Generative Design is where imagination meets computation—and your next breakthrough starts with a few smart constraints. Instead of sketching one idea at a time, you define the goal (lighter, stronger, cheaper, quieter), the rules (loads, clearances, materials, print limits), and the “must-keep” interfaces. Then algorithms explore thousands of viable candidates, revealing structures that look grown rather than drawn. It’s not randomness; it’s physics, manufacturing logic, and optimization working together at speed. For 3D printing, this is rocket fuel: organic lattice-like ribs, elegant branching supports, and weight-saving cutouts that would be painful to model by hand—yet printable when guided by minimum feature sizes, overhang limits, and post-processing needs. Browse this Generative Design hub to learn the core concepts, see real-world part makeovers, compare software workflows, and pick up practical tips for turning “cool shapes” into reliable parts. Bring your constraints. We’ll help you discover the designs hiding inside them. From brackets to drones to factory fixtures, you’ll see how to validate results with simulation, smooth for strength, and iterate until performance feels inevitable in real life.

1. What it is: algorithm-driven concept creation that explores many solutions based on goals and constraints.

2. Your inputs: design space, keep-out zones, loads, constraints, materials, and manufacturing rules.
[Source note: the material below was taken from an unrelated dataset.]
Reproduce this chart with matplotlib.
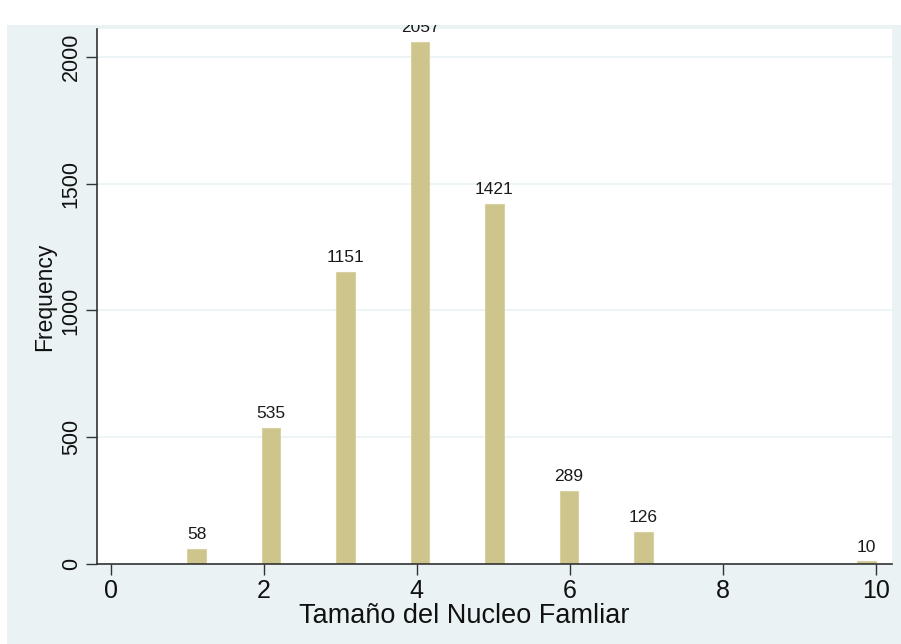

3. Common goals: reduce mass, increase stiffness, improve strength, tune vibration, or cut material cost.

4. Constraint-first mindset: the better the constraints, the better the designs you’ll get.

5. “Must-keep” geometry: preserve bolt holes, bearing seats, datum faces, and interfaces from the start.

6. Multi-load cases: design for real life by including multiple forces and boundary conditions.

7. Outcome variety: expect families of shapes—pick the one that fits performance, printability, and aesthetics.

8. Print-aware rules: minimum feature size, overhang limits, and support strategy shape viable results.

9. Verification loop: validate the chosen candidate with simulation on the final CAD, not just the concept.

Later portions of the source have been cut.